Onyango Oloo: Brutal Crackdown on Peaceful Muslims - The Star

I am writing this piece at around a quarter to five in the afternoon on Friday, January 15, in downtown Nairobi.

About three hours ago I finished a meeting with my friend Zahid Raj an, editor of the Awaaz magazine, at the Steers Cafe opposite the historic Jeevanjee Gardens. As I strolled away towards the Jamia Mall, I heard a burst of gunfire, and saw wisps of smoke.

As a veteran of street demonstrations it was obvious I was witnessing the familiar government response to peaceful protest action — teargas, live bullets and other brutal acts by the riot police.

Looking down the street I could see a clutch of mostly young men clad in Kanzus and Muslim caps with their tasbih prayer beads running helter skelter.

And then I saw the phalanx of Kenyan cops marching resolutely up the same street releasing bursts of gunfire and exploding teargas not just on the demonstrators but on everybody — the shoppers streaming from the Tuskys supermarket; the terrified motorists; the tourists caught unawares as they were exiting curio stores.

I quickly detoured from Muindi Mbingu Street branching into Biashara Street before making my way down a narrow side lane onto the street below, making a left turn towards the Jamia Mall.

I met a very traumatized twenty-something Somali lady screaming that the cops were firing live bullets. Everyone around me looked very scared, even as shouts of "Allah Akbar!" and "Takbir!" rang from down Muindi Mbingu with the rising angry voices of the young Muslim demonstrators.

On the ground floor, security guards were busy shuttering the entrances of shops in the mall.

Volleys came from all directions — from Kimathi Street near Ranalo's and the Nation Centre; from Muindi Mbingu and even seemingly from as far as Chester House and the Florida Mad House on Koinange Street.

Soon another phalanx of riot cops was marching down Muindi Mbingu Street.

Feeling uncomfortably boxed in, I walked out in the direction of Biashara Street. As I was walking, I heard further bursts of gunfire with people screaming, "They are firing live bullets! Be careful!"

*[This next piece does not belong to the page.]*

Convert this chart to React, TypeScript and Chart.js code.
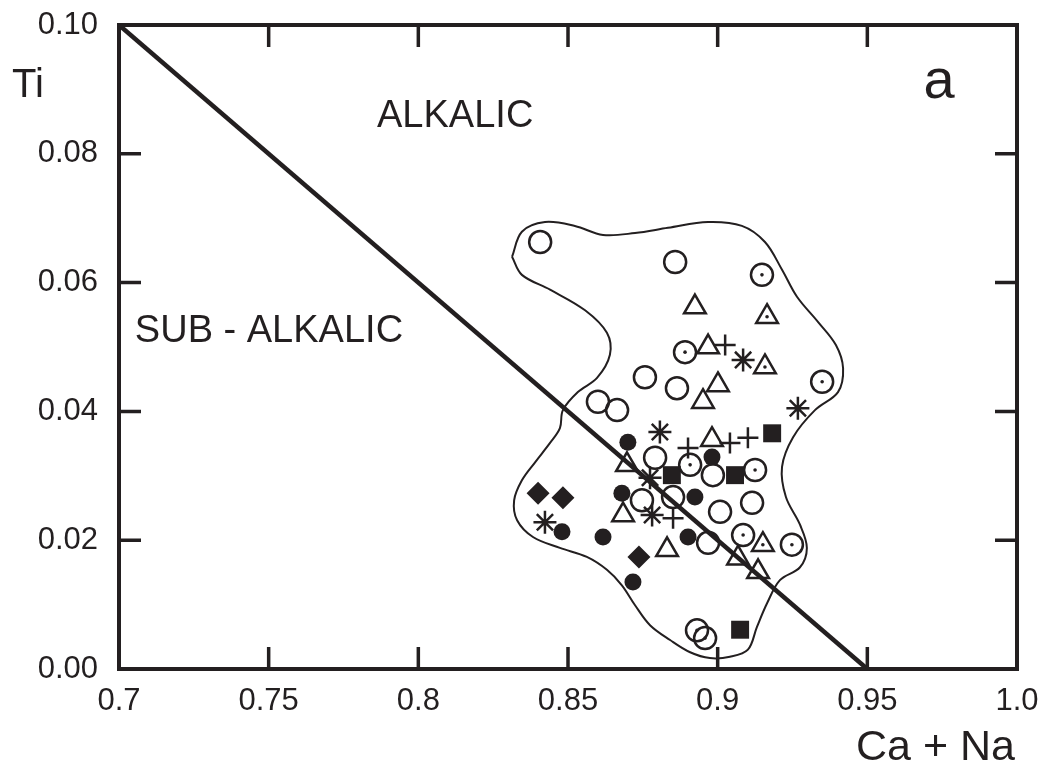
import React, { useEffect, useRef } from 'react';
import { Chart, registerables } from 'chart.js';

Chart.register(...registerables);

const INK = '#231f20';
const FONT = '"Liberation Sans", Arial, Helvetica, sans-serif';

// Axis ticks
const xTickValues = [0.7, 0.75, 0.8, 0.85, 0.9, 0.95, 1.0];
const xTickLabels = ['0.7', '0.75', '0.8', '0.85', '0.9', '0.95', '1.0'];
const yTickValues = [0, 0.02, 0.04, 0.06, 0.08, 0.1];
const yTickLabels = ['0.00', '0.02', '0.04', '0.06', '0.08', '0.10'];

// Texts
const yAxisTitle = 'Ti';
const xAxisTitle = 'Ca + Na';
const fieldUpper = 'ALKALIC';
const fieldLower = 'SUB - ALKALIC';
const panelLetter = 'a';

// Dividing line between the fields
const boundaryLine = [
  { x: 0.7, y: 0.1 },
  { x: 0.95, y: 0.0 },
];

// Envelope outline
const envelope = [
  { x: 0.8313, y: 0.064 }, { x: 0.8346, y: 0.0679 }, { x: 0.8423, y: 0.0694 },
  { x: 0.8523, y: 0.0688 }, { x: 0.8617, y: 0.0674 }, { x: 0.8724, y: 0.0677 },
  { x: 0.8834, y: 0.0685 }, { x: 0.8968, y: 0.0694 }, { x: 0.9081, y: 0.0688 },
  { x: 0.9158, y: 0.0663 }, { x: 0.9215, y: 0.062 }, { x: 0.9265, y: 0.0578 },
  { x: 0.9335, y: 0.0539 }, { x: 0.9395, y: 0.0503 }, { x: 0.9419, y: 0.0467 },
  { x: 0.9402, y: 0.043 }, { x: 0.9325, y: 0.0402 }, { x: 0.9252, y: 0.036 },
  { x: 0.9215, y: 0.0314 }, { x: 0.9228, y: 0.0267 }, { x: 0.9275, y: 0.0224 },
  { x: 0.9298, y: 0.0188 }, { x: 0.9275, y: 0.0158 }, { x: 0.9208, y: 0.0138 },
  { x: 0.9165, y: 0.0102 }, { x: 0.9131, y: 0.0065 }, { x: 0.9101, y: 0.003 },
  { x: 0.9041, y: 0.0019 }, { x: 0.8974, y: 0.0017 }, { x: 0.8908, y: 0.0026 },
  { x: 0.8841, y: 0.0045 }, { x: 0.8774, y: 0.0068 }, { x: 0.8724, y: 0.0099 },
  { x: 0.868, y: 0.013 }, { x: 0.863, y: 0.0154 }, { x: 0.8563, y: 0.0174 },
  { x: 0.8473, y: 0.0188 }, { x: 0.8383, y: 0.0205 }, { x: 0.833, y: 0.0231 },
  { x: 0.832, y: 0.0262 }, { x: 0.8346, y: 0.0293 }, { x: 0.839, y: 0.0321 },
  { x: 0.844, y: 0.0351 }, { x: 0.8473, y: 0.0374 }, { x: 0.8483, y: 0.0402 },
  { x: 0.8533, y: 0.043 }, { x: 0.8597, y: 0.0452 }, { x: 0.864, y: 0.0488 },
  { x: 0.863, y: 0.0522 }, { x: 0.8557, y: 0.0557 }, { x: 0.844, y: 0.0589 },
  { x: 0.8346, y: 0.0612 }, { x: 0.8313, y: 0.064 },
];

// Sample groups
const openCircles = [
  { x: 0.8407, y: 0.0663 }, { x: 0.8858, y: 0.0632 }, { x: 0.8757, y: 0.0453 },
  { x: 0.8864, y: 0.0436 }, { x: 0.86, y: 0.0415 }, { x: 0.8664, y: 0.0402 },
  { x: 0.8791, y: 0.0328 }, { x: 0.8747, y: 0.0262 }, { x: 0.8851, y: 0.0267 },
  { x: 0.8984, y: 0.0301 }, { x: 0.9008, y: 0.0244 }, { x: 0.9115, y: 0.0258 },
  { x: 0.8968, y: 0.0196 },
];
const dottedCircles = [
  { x: 0.9148, y: 0.0612 }, { x: 0.8891, y: 0.0492 }, { x: 0.9349, y: 0.0446 },
  { x: 0.8908, y: 0.0317 }, { x: 0.9125, y: 0.0309 }, { x: 0.9085, y: 0.0208 },
  { x: 0.9248, y: 0.0193 }, { x: 0.8931, y: 0.006 }, { x: 0.8958, y: 0.0048 },
];
const openTriangles = [
  { x: 0.8924, y: 0.0562 }, { x: 0.8968, y: 0.05 }, { x: 0.9001, y: 0.0441 },
  { x: 0.8951, y: 0.0415 }, { x: 0.8981, y: 0.0356 }, { x: 0.8697, y: 0.0317 },
  { x: 0.8684, y: 0.0239 }, { x: 0.8831, y: 0.0185 }, { x: 0.9068, y: 0.0172 },
  { x: 0.9135, y: 0.0151 },
];
const dottedTriangles = [
  { x: 0.9165, y: 0.0547 }, { x: 0.9158, y: 0.0469 }, { x: 0.9151, y: 0.0193 },
];
const asterisks = [
  { x: 0.9085, y: 0.048 }, { x: 0.9268, y: 0.0405 }, { x: 0.8807, y: 0.0368 },
  { x: 0.8774, y: 0.0297 }, { x: 0.8781, y: 0.0239 }, { x: 0.8423, y: 0.0228 },
];
const crosses = [
  { x: 0.9025, y: 0.0503 }, { x: 0.8901, y: 0.0343 }, { x: 0.9041, y: 0.0351 },
  { x: 0.9101, y: 0.0359 }, { x: 0.8851, y: 0.0234 },
];
const filledCircles = [
  { x: 0.87, y: 0.0352 }, { x: 0.8981, y: 0.0329 }, { x: 0.868, y: 0.0273 },
  { x: 0.8924, y: 0.0267 }, { x: 0.848, y: 0.0213 }, { x: 0.8617, y: 0.0205 },
  { x: 0.8901, y: 0.0205 }, { x: 0.8717, y: 0.0135 },
];
const filledSquares = [
  { x: 0.9182, y: 0.0366 }, { x: 0.8847, y: 0.0301 }, { x: 0.9058, y: 0.0301 },
  { x: 0.9075, y: 0.0061 },
];
const filledDiamonds = [
  { x: 0.84, y: 0.0273 }, { x: 0.8483, y: 0.0266 }, { x: 0.8737, y: 0.0174 },
];

const framePlugin = {
  id: 'frameAndText',
  afterDatasetsDraw(chart: any) {
    const { ctx, chartArea: a, scales } = chart;
    const xs = scales.x;
    const ys = scales.y;
    ctx.save();
    ctx.strokeStyle = INK;
    ctx.lineCap = 'butt';
    ctx.lineWidth = 4;
    ctx.strokeRect(a.left, a.top, a.right - a.left, a.bottom - a.top);
    ctx.lineWidth = 3.5;
    const tl = 22;
    ctx.beginPath();
    xTickValues.slice(1, -1).forEach((v) => {
      const px = xs.getPixelForValue(v);
      ctx.moveTo(px, a.bottom);
      ctx.lineTo(px, a.bottom - tl);
      ctx.moveTo(px, a.top);
      ctx.lineTo(px, a.top + tl);
    });
    yTickValues.slice(1, -1).forEach((v) => {
      const py = ys.getPixelForValue(v);
      ctx.moveTo(a.left, py);
      ctx.lineTo(a.left + tl, py);
      ctx.moveTo(a.right, py);
      ctx.lineTo(a.right - tl, py);
    });
    ctx.stroke();

    ctx.fillStyle = INK;
    ctx.textBaseline = 'alphabetic';
    ctx.textAlign = 'left';
    ctx.font = `38px ${FONT}`;
    ctx.fillText(fieldUpper, xs.getPixelForValue(0.7862), ys.getPixelForValue(0.0842));
    ctx.fillText(fieldLower, xs.getPixelForValue(0.7053), ys.getPixelForValue(0.0508));
    ctx.font = `56px ${FONT}`;
    ctx.fillText(panelLetter, xs.getPixelForValue(0.9688), ys.getPixelForValue(0.0887));
    ctx.font = `40px ${FONT}`;
    ctx.fillText(yAxisTitle, a.left - 107, a.top + 72);
    ctx.font = `43px ${FONT}`;
    ctx.textAlign = 'right';
    ctx.fillText(xAxisTitle, a.right - 2, a.bottom + 91);
    ctx.restore();
  },
};

const markerBase = {
  showLine: false,
  borderColor: INK,
  pointBorderColor: INK,
};

export default function App() {
  const canvasRef = useRef<HTMLCanvasElement | null>(null);

  useEffect(() => {
    if (!canvasRef.current) return;
    const chart = new Chart(canvasRef.current, {
      type: 'scatter',
      data: {
        datasets: [
          {
            ...markerBase,
            data: dottedCircles,
            pointStyle: 'circle',
            pointRadius: 1.8,
            pointBackgroundColor: INK,
            pointBorderWidth: 0,
          },
          {
            ...markerBase,
            data: dottedTriangles,
            pointStyle: 'circle',
            pointRadius: 1.8,
            pointBackgroundColor: INK,
            pointBorderWidth: 0,
          },
          {
            ...markerBase,
            data: openCircles,
            pointStyle: 'circle',
            pointRadius: 11,
            pointBorderWidth: 2.5,
            pointBackgroundColor: 'rgba(0,0,0,0)',
          },
          {
            ...markerBase,
            data: dottedCircles,
            pointStyle: 'circle',
            pointRadius: 11,
            pointBorderWidth: 2.5,
            pointBackgroundColor: 'rgba(0,0,0,0)',
          },
          {
            ...markerBase,
            data: openTriangles,
            pointStyle: 'triangle',
            pointRadius: 12.5,
            pointBorderWidth: 2.5,
            pointBackgroundColor: 'rgba(0,0,0,0)',
          },
          {
            ...markerBase,
            data: dottedTriangles,
            pointStyle: 'triangle',
            pointRadius: 12.5,
            pointBorderWidth: 2.5,
            pointBackgroundColor: 'rgba(0,0,0,0)',
          },
          {
            ...markerBase,
            data: asterisks,
            pointStyle: 'star',
            pointRadius: 11.5,
            pointBorderWidth: 2.5,
          },
          {
            ...markerBase,
            data: crosses,
            pointStyle: 'cross',
            pointRadius: 10.5,
            pointBorderWidth: 2.5,
          },
          {
            ...markerBase,
            data: filledCircles,
            pointStyle: 'circle',
            pointRadius: 8.5,
            pointBorderWidth: 0,
            pointBackgroundColor: INK,
          },
          {
            ...markerBase,
            data: filledSquares,
            pointStyle: 'rect',
            pointRadius: 12.7,
            pointBorderWidth: 0,
            pointBackgroundColor: INK,
          },
          {
            ...markerBase,
            data: filledDiamonds,
            pointStyle: 'rectRot',
            pointRadius: 11.5,
            pointBorderWidth: 0,
            pointBackgroundColor: INK,
          },
          {
            data: boundaryLine,
            showLine: true,
            borderColor: INK,
            borderWidth: 4.5,
            pointRadius: 0,
            tension: 0,
          },
          {
            data: envelope,
            showLine: true,
            borderColor: INK,
            borderWidth: 2,
            pointRadius: 0,
            tension: 0.35,
          },
        ] as any,
      },
      options: {
        animation: false,
        responsive: true,
        maintainAspectRatio: false,
        layout: { autoPadding: false, padding: { top: 25, right: 25, left: 0, bottom: 0 } },
        plugins: {
          legend: { display: false },
          tooltip: { enabled: false },
        },
        scales: {
          x: {
            type: 'linear',
            min: 0.7,
            max: 1.0,
            grid: { display: false, drawTicks: false },
            border: { display: false },
            afterBuildTicks: (s: any) => {
              s.ticks = xTickValues.map((v) => ({ value: v }));
            },
            afterFit: (s: any) => {
              s.height = 94;
              s.paddingLeft = 0;
              s.paddingRight = 0;
              s.paddingTop = 0;
              s.paddingBottom = 0;
            },
            ticks: {
              color: INK,
              padding: 14,
              maxRotation: 0,
              autoSkip: false,
              font: { family: FONT, size: 31 },
              callback: (_v: any, i: number) => xTickLabels[i],
            },
          },
          y: {
            type: 'linear',
            min: 0,
            max: 0.1,
            grid: { display: false, drawTicks: false },
            border: { display: false },
            afterBuildTicks: (s: any) => {
              s.ticks = yTickValues.map((v) => ({ value: v }));
            },
            afterFit: (s: any) => {
              s.width = 119;
              s.paddingLeft = 0;
              s.paddingRight = 0;
              s.paddingTop = 0;
              s.paddingBottom = 0;
            },
            ticks: {
              color: INK,
              padding: 21,
              autoSkip: false,
              font: { family: FONT, size: 31 },
              callback: (_v: any, i: number) => yTickLabels[i],
            },
          },
        },
      },
      plugins: [framePlugin],
    });
    return () => chart.destroy();
  }, []);

  return (
    <div style={{ position: 'absolute', left: 0, top: 0, width: 1042, height: 763, background: '#fff' }}>
      <canvas ref={canvasRef} />
    </div>
  );
}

At the intersection of Koinange Street and Kenytta Avenue, a truck load of riot police halted near the Emperor Plaza where I was standing a few seconds earlier.

Civilians panicked and started running in all directions with a grey haired middle aged man almost being knocked over by an equally rattled City Hoppa driver in the ensuing melee.

Outside Salama House near the Nairobi Java House, I stopped a young Muslim man and asked him fervently for an update.

Without stopping he said breathlessly that the police had already shot dead one man and there were four other civilians with serious injuries.

What was all this about? A demonstration erupted outside the Jamia Mosque after the midday prayers, an action called for by the Muslim for Human Rights Forum to protest the continued incarceration of the Jamaican cleric, Sheikh Abdullah al-Faisal.

Friends and allies filed a case in court challenging his detention without trial. A few days ago, Justice Jeanne Gacheche stopped his deportation pending an appearance in her court.

A few days earlier, Immigration Minister Otieno Kajwang admitted that the preacher had not, broken any Kenyan laws and had entered the country legally. During his short stay in Kenya, Sheikh al Faisal did not give any incendiary speeches or incite anyone to commit any terrorist acts.

Instead it became apparent that the pressures to deport the controversial cleric were orders emanating from external Western sources. Without holding brief for Sheikh al-Faisal for his abominable comments targeting other ethnic and racial groups, it should be pointed out that Kenya is a safe haven for Italian mafioso gangsters, convicted European paedophiles, apartheid era South African arms dealers, and fugitives from justice of the Rwanda genocide.

The brutal attack on peaceful demonstrators exercising their constitutionally sanctioned democratic rights of freedom of assembly is yet another sad paragraph in the ongoing blood stained chapter of state terrorism against the Kenyan citizenry.

By invading the Jamia Mosque, the Kenyan authorities have committed sacrilege. One wonders at the thunderous silence of Kenya's leading human rights organisations in this matter.

The fact that some ordinary Kenyans, whipped up by anti-Muslim frenzied propaganda, actually joined the police in stoning their fellow Kenyans is a sad commentary about the role of far-right Christian evangelical bigotry in driving a wedge among Kenyans who have existed for a very long time in ecumenical multi-faith harmony.

The Kenyan state should not be surprised if their unprovoked assault pushes younger Muslims towards more militant positions.

Is that what we want in Kenya in 2010?

The author is a Kenyan political commentator who served five years at Kamiti Prison and two decades in exile in the Moi Era.